▸ **Instruction**
Quote every line below exactly and skip any picture.

▸ **Data**
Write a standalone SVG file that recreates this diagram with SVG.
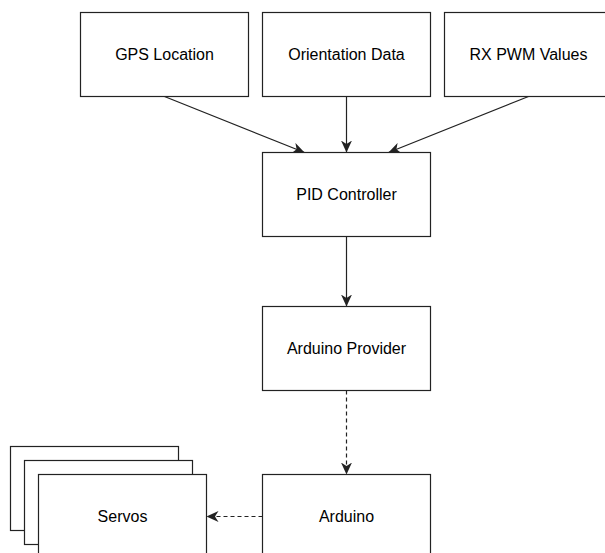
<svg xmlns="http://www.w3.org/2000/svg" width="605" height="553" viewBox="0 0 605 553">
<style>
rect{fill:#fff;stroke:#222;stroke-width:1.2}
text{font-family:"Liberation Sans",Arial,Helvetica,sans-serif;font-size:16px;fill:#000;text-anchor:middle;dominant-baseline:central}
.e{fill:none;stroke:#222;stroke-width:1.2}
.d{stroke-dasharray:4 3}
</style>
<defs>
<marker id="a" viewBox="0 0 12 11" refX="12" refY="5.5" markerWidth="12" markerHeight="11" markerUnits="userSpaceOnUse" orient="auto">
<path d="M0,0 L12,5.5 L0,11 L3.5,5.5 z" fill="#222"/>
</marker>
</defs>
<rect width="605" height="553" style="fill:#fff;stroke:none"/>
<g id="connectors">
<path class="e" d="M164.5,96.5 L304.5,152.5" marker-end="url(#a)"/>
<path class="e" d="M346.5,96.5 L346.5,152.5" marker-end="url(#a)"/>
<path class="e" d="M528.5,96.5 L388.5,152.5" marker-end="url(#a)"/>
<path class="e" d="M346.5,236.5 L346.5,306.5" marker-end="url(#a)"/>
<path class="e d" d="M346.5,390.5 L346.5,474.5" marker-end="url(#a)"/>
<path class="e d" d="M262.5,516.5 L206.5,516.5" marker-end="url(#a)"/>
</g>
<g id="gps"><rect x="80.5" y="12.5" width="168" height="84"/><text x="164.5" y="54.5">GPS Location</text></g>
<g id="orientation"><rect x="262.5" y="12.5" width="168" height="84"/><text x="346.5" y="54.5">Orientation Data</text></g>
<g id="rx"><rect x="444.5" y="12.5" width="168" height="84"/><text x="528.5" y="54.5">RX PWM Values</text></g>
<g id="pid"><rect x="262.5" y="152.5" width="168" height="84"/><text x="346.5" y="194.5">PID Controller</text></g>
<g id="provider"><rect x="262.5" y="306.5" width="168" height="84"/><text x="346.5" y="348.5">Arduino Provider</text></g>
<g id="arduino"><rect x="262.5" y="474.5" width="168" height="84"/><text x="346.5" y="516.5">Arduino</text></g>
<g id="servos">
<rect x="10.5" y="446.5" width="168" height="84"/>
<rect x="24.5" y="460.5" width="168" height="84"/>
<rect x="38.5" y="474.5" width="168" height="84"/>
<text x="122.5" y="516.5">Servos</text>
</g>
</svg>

▸ **Solution for this problem**
Write a standalone SVG file that recreates this diagram with SVG.
<svg xmlns="http://www.w3.org/2000/svg" width="605" height="553" viewBox="0 0 605 553">
<style>
rect{fill:#fff;stroke:#222;stroke-width:1.2}
text{font-family:"Liberation Sans",Arial,Helvetica,sans-serif;font-size:16px;fill:#000;text-anchor:middle;dominant-baseline:central}
.e{fill:none;stroke:#222;stroke-width:1.2}
.d{stroke-dasharray:4 3}
</style>
<defs>
<marker id="a" viewBox="0 0 12 11" refX="12" refY="5.5" markerWidth="12" markerHeight="11" markerUnits="userSpaceOnUse" orient="auto">
<path d="M0,0 L12,5.5 L0,11 L3.5,5.5 z" fill="#222"/>
</marker>
</defs>
<rect width="605" height="553" style="fill:#fff;stroke:none"/>
<g id="connectors">
<path class="e" d="M164.5,96.5 L304.5,152.5" marker-end="url(#a)"/>
<path class="e" d="M346.5,96.5 L346.5,152.5" marker-end="url(#a)"/>
<path class="e" d="M528.5,96.5 L388.5,152.5" marker-end="url(#a)"/>
<path class="e" d="M346.5,236.5 L346.5,306.5" marker-end="url(#a)"/>
<path class="e d" d="M346.5,390.5 L346.5,474.5" marker-end="url(#a)"/>
<path class="e d" d="M262.5,516.5 L206.5,516.5" marker-end="url(#a)"/>
</g>
<g id="gps"><rect x="80.5" y="12.5" width="168" height="84"/><text x="164.5" y="54.5">GPS Location</text></g>
<g id="orientation"><rect x="262.5" y="12.5" width="168" height="84"/><text x="346.5" y="54.5">Orientation Data</text></g>
<g id="rx"><rect x="444.5" y="12.5" width="168" height="84"/><text x="528.5" y="54.5">RX PWM Values</text></g>
<g id="pid"><rect x="262.5" y="152.5" width="168" height="84"/><text x="346.5" y="194.5">PID Controller</text></g>
<g id="provider"><rect x="262.5" y="306.5" width="168" height="84"/><text x="346.5" y="348.5">Arduino Provider</text></g>
<g id="arduino"><rect x="262.5" y="474.5" width="168" height="84"/><text x="346.5" y="516.5">Arduino</text></g>
<g id="servos">
<rect x="10.5" y="446.5" width="168" height="84"/>
<rect x="24.5" y="460.5" width="168" height="84"/>
<rect x="38.5" y="474.5" width="168" height="84"/>
<text x="122.5" y="516.5">Servos</text>
</g>
</svg>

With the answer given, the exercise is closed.